### Data:

== == ==

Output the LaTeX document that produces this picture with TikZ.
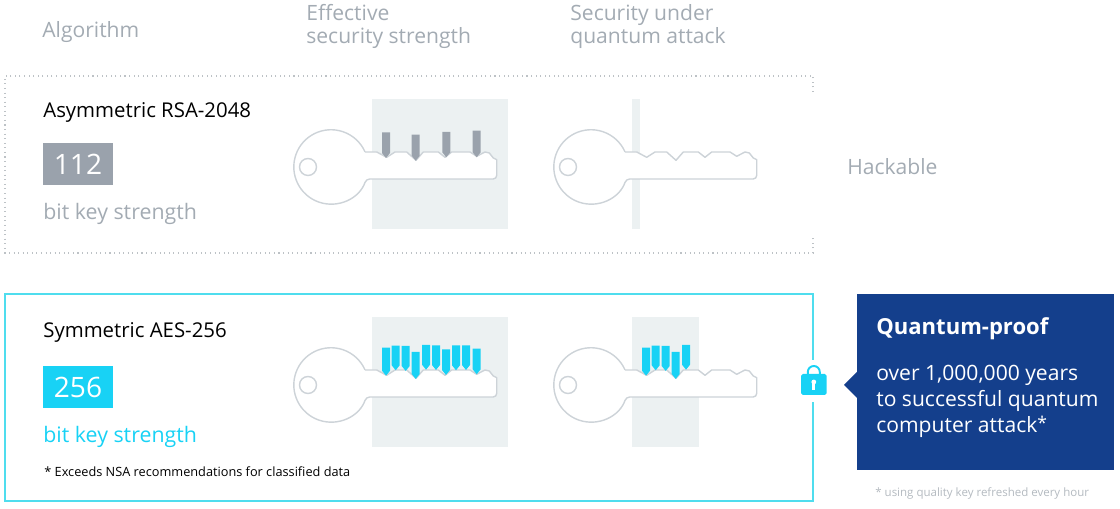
\documentclass[tikz,border=0pt]{standalone}
\usepackage{fontspec}
\setmainfont{Open Sans}
\definecolor{headgray}{HTML}{A3ABB3}
\definecolor{keygray}{HTML}{CDD3D8}
\definecolor{pingray}{HTML}{9AA2AC}
\definecolor{panelgray}{HTML}{ECF1F2}
\definecolor{aescyan}{HTML}{18D2F5}
\definecolor{aesline}{HTML}{4FDDEE}
\definecolor{navy}{HTML}{143F8C}
\definecolor{notegray}{HTML}{B4BAC0}
\tikzset{
	x=0.02cm,y=0.02cm,
	txt/.style={anchor=base west,inner sep=0pt,font=\fontsize{12pt}{14pt}\selectfont},
	algname/.style={txt,text=black,font=\fontsize{11.6pt}{14pt}\selectfont},
	strength/.style={txt,font=\fontsize{12.15pt}{14pt}\selectfont},
	bitbox/.style={minimum width=70*0.02cm,minimum height=42*0.02cm,inner sep=0pt,text=white,font=\fontsize{16pt}{18pt}\selectfont},
	head/.style={txt,text=headgray},
	pics/keyshape/.style={code={
		\draw[keygray,line width=0.8pt,fill=white,line join=round]
			(34,15) -- (45.7,15) -- (55.7,9.7) -- (64,15) -- (75.7,15) -- (85,6.7)
			-- (92.3,15) -- (107.3,15) -- (114,9.7) -- (120.7,15) -- (139,15)
			-- (145.7,10.7) -- (154,15) -- (158.3,14) -- (162.3,9) -- (165.7,7.3)
			[rounded corners=2pt] -- (165.7,-12) -- (35.2,-12) [sharp corners]
			arc[start angle=-18.9,end angle=-336.2,radius=37.2*0.02cm];
		\draw[keygray,line width=0.8pt] (-23,0) circle (8.5);
	}},
}
\newcommand{\keypin}[4]{\fill[#4] (#1-4,#2) -- (#1+4,#2) -- (#1+4,#3+5) -- (#1,#3) -- (#1-4,#3+5) -- cycle;}
\begin{document}
\begin{tikzpicture}
	\useasboundingbox (0,0) rectangle (1120,509);
	%tieu de
	\node[head] (algo) at (42,471) {Algorithm};
	\node[head] (eff1) at (306,488) {Effective};
	\node[head] (eff2) at (306,465) {security strength};
	\node[head] (sec1) at (570,488) {Security under};
	\node[head] (sec2) at (570,465) {quantum attack};
	%hinh1
	\draw[keygray!80!gray,dotted,line width=0.6pt] (813,417) -- (813,433) -- (5,433) -- (5,256) -- (813,256) -- (813,274);
	\fill[panelgray] (372,410) rectangle (508,280);
	\fill[panelgray] (632,410) rectangle (640,280);
	\pic (keyrsa) at (331,342) {keyshape};
	\pic (keyrsaq) at (591,342) {keyshape};
	\begin{scope}[shift={(331,342)}]
		\foreach \a/\b/\c in {55/34.7/9,84.7/32.3/6.3,115.3/35/9.7,145.7/36.3/9.7}
			{\keypin{\a}{\b}{\c}{pingray}}
	\end{scope}
	\node[algname] (rsa) at (43,391) {Asymmetric RSA-2048};
	\node[bitbox,fill=pingray] (bitsrsa) at (78,345) {112};
	\node[strength,text=headgray] (strrsa) at (43,289) {bit key strength};
	\node[head] (hack) at (847,334) {Hackable};
	%hinh2
	\draw[aesline,line width=0.8pt] (813,149) -- (813,215) -- (5,215) -- (5,8) -- (813,8) -- (813,107);
	\fill[panelgray] (372,191.7) rectangle (508,61.7);
	\fill[panelgray] (632,191.7) rectangle (698.7,61.7);
	\pic (keyaes) at (331,124) {keyshape};
	\pic (keyaesq) at (591,124) {keyshape};
	\begin{scope}[shift={(331,124)}]
		\foreach \a/\b/\c in {55/37.3/9.3,64.7/39.3/14.7,74.7/39/14,84.7/33/6,95/40/15.3,105/39.7/15,115/35.7/10,125/39.7/14.7,135/39.7/15,145.7/36.3/10.7}
			{\keypin{\a}{\b}{\c}{aescyan}}
	\end{scope}
	\begin{scope}[shift={(591,124)}]
		\foreach \a/\b/\c in {55/37.3/9.3,64.7/39.3/14.7,74.7/39/14,84.7/33/6,95/40/15.3}
			{\keypin{\a}{\b}{\c}{aescyan}}
	\end{scope}
	\node[algname] (aes) at (43,171) {Symmetric AES-256};
	\node[bitbox,fill=aescyan] (bitsaes) at (78,122) {256};
	\node[strength,text=aescyan] (straes) at (43,66) {bit key strength};
	\node[txt,text=black,font=\fontsize{7.25pt}{9pt}\selectfont] (exceeds) at (44,32) {* Exceeds NSA recommendations for classified data};
	%khoa
	\draw[aescyan,line width=1.1pt] (807.8,134) -- (807.8,137) arc[start angle=180,end angle=0,radius=6*0.02cm] -- (819.8,134);
	\fill[aescyan,rounded corners=1pt] (801,114) rectangle (826.7,135);
	\fill[white] (813.8,127) circle (2.4);
	\fill[white] (812.4,119) rectangle (815.2,127);
	%hop xanh
	\fill[navy] (857,215) rectangle (1114,39);
	\fill[navy] (844,124) -- (857,137) -- (857,111) -- cycle;
	\node[txt,text=white,font=\fontsize{12.55pt}{16pt}\bfseries\selectfont] (proof) at (876,174) {Quantum-proof};
	\node[txt,text=white] (over) at (876,128) {over 1,000,000 years};
	\node[txt,text=white] (succ) at (876,102) {to successful quantum};
	\node[txt,text=white] (comp) at (876,76) {computer attack\raisebox{2pt}{\fontsize{10pt}{12pt}\selectfont *}};
	\node[txt,text=notegray,font=\fontsize{6.55pt}{9pt}\selectfont] (using) at (875,12) {* using quality key refreshed every hour};
\end{tikzpicture}
\end{document}
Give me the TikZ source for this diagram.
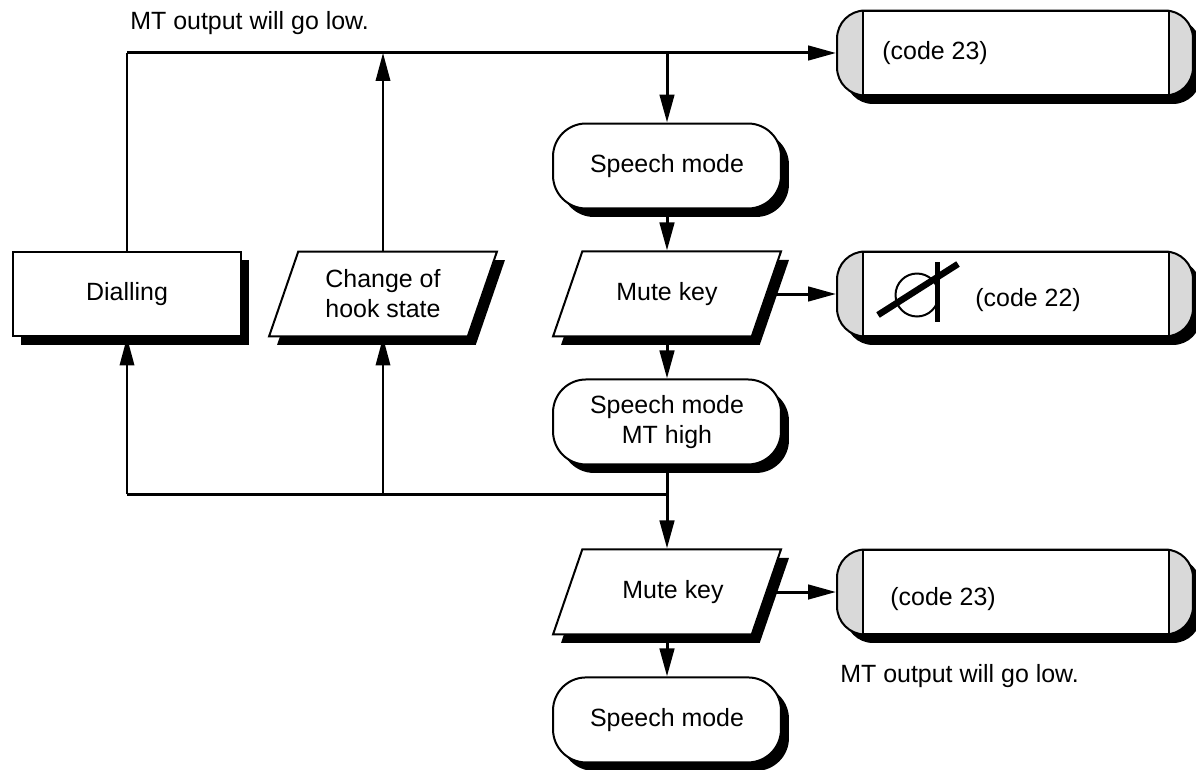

== == ==

Skip the pictures, then retype every line above exactly.

### Output of the task:
Output the LaTeX document that produces this picture with TikZ.
\documentclass[tikz,border=0pt]{standalone}
\usepackage{fontspec}
\setmainfont{Open Sans}
\definecolor{headgray}{HTML}{A3ABB3}
\definecolor{keygray}{HTML}{CDD3D8}
\definecolor{pingray}{HTML}{9AA2AC}
\definecolor{panelgray}{HTML}{ECF1F2}
\definecolor{aescyan}{HTML}{18D2F5}
\definecolor{aesline}{HTML}{4FDDEE}
\definecolor{navy}{HTML}{143F8C}
\definecolor{notegray}{HTML}{B4BAC0}
\tikzset{
	x=0.02cm,y=0.02cm,
	txt/.style={anchor=base west,inner sep=0pt,font=\fontsize{12pt}{14pt}\selectfont},
	algname/.style={txt,text=black,font=\fontsize{11.6pt}{14pt}\selectfont},
	strength/.style={txt,font=\fontsize{12.15pt}{14pt}\selectfont},
	bitbox/.style={minimum width=70*0.02cm,minimum height=42*0.02cm,inner sep=0pt,text=white,font=\fontsize{16pt}{18pt}\selectfont},
	head/.style={txt,text=headgray},
	pics/keyshape/.style={code={
		\draw[keygray,line width=0.8pt,fill=white,line join=round]
			(34,15) -- (45.7,15) -- (55.7,9.7) -- (64,15) -- (75.7,15) -- (85,6.7)
			-- (92.3,15) -- (107.3,15) -- (114,9.7) -- (120.7,15) -- (139,15)
			-- (145.7,10.7) -- (154,15) -- (158.3,14) -- (162.3,9) -- (165.7,7.3)
			[rounded corners=2pt] -- (165.7,-12) -- (35.2,-12) [sharp corners]
			arc[start angle=-18.9,end angle=-336.2,radius=37.2*0.02cm];
		\draw[keygray,line width=0.8pt] (-23,0) circle (8.5);
	}},
}
\newcommand{\keypin}[4]{\fill[#4] (#1-4,#2) -- (#1+4,#2) -- (#1+4,#3+5) -- (#1,#3) -- (#1-4,#3+5) -- cycle;}
\begin{document}
\begin{tikzpicture}
	\useasboundingbox (0,0) rectangle (1120,509);
	%tieu de
	\node[head] (algo) at (42,471) {Algorithm};
	\node[head] (eff1) at (306,488) {Effective};
	\node[head] (eff2) at (306,465) {security strength};
	\node[head] (sec1) at (570,488) {Security under};
	\node[head] (sec2) at (570,465) {quantum attack};
	%hinh1
	\draw[keygray!80!gray,dotted,line width=0.6pt] (813,417) -- (813,433) -- (5,433) -- (5,256) -- (813,256) -- (813,274);
	\fill[panelgray] (372,410) rectangle (508,280);
	\fill[panelgray] (632,410) rectangle (640,280);
	\pic (keyrsa) at (331,342) {keyshape};
	\pic (keyrsaq) at (591,342) {keyshape};
	\begin{scope}[shift={(331,342)}]
		\foreach \a/\b/\c in {55/34.7/9,84.7/32.3/6.3,115.3/35/9.7,145.7/36.3/9.7}
			{\keypin{\a}{\b}{\c}{pingray}}
	\end{scope}
	\node[algname] (rsa) at (43,391) {Asymmetric RSA-2048};
	\node[bitbox,fill=pingray] (bitsrsa) at (78,345) {112};
	\node[strength,text=headgray] (strrsa) at (43,289) {bit key strength};
	\node[head] (hack) at (847,334) {Hackable};
	%hinh2
	\draw[aesline,line width=0.8pt] (813,149) -- (813,215) -- (5,215) -- (5,8) -- (813,8) -- (813,107);
	\fill[panelgray] (372,191.7) rectangle (508,61.7);
	\fill[panelgray] (632,191.7) rectangle (698.7,61.7);
	\pic (keyaes) at (331,124) {keyshape};
	\pic (keyaesq) at (591,124) {keyshape};
	\begin{scope}[shift={(331,124)}]
		\foreach \a/\b/\c in {55/37.3/9.3,64.7/39.3/14.7,74.7/39/14,84.7/33/6,95/40/15.3,105/39.7/15,115/35.7/10,125/39.7/14.7,135/39.7/15,145.7/36.3/10.7}
			{\keypin{\a}{\b}{\c}{aescyan}}
	\end{scope}
	\begin{scope}[shift={(591,124)}]
		\foreach \a/\b/\c in {55/37.3/9.3,64.7/39.3/14.7,74.7/39/14,84.7/33/6,95/40/15.3}
			{\keypin{\a}{\b}{\c}{aescyan}}
	\end{scope}
	\node[algname] (aes) at (43,171) {Symmetric AES-256};
	\node[bitbox,fill=aescyan] (bitsaes) at (78,122) {256};
	\node[strength,text=aescyan] (straes) at (43,66) {bit key strength};
	\node[txt,text=black,font=\fontsize{7.25pt}{9pt}\selectfont] (exceeds) at (44,32) {* Exceeds NSA recommendations for classified data};
	%khoa
	\draw[aescyan,line width=1.1pt] (807.8,134) -- (807.8,137) arc[start angle=180,end angle=0,radius=6*0.02cm] -- (819.8,134);
	\fill[aescyan,rounded corners=1pt] (801,114) rectangle (826.7,135);
	\fill[white] (813.8,127) circle (2.4);
	\fill[white] (812.4,119) rectangle (815.2,127);
	%hop xanh
	\fill[navy] (857,215) rectangle (1114,39);
	\fill[navy] (844,124) -- (857,137) -- (857,111) -- cycle;
	\node[txt,text=white,font=\fontsize{12.55pt}{16pt}\bfseries\selectfont] (proof) at (876,174) {Quantum-proof};
	\node[txt,text=white] (over) at (876,128) {over 1,000,000 years};
	\node[txt,text=white] (succ) at (876,102) {to successful quantum};
	\node[txt,text=white] (comp) at (876,76) {computer attack\raisebox{2pt}{\fontsize{10pt}{12pt}\selectfont *}};
	\node[txt,text=notegray,font=\fontsize{6.55pt}{9pt}\selectfont] (using) at (875,12) {* using quality key refreshed every hour};
\end{tikzpicture}
\end{document}
Give me the TikZ source for this diagram.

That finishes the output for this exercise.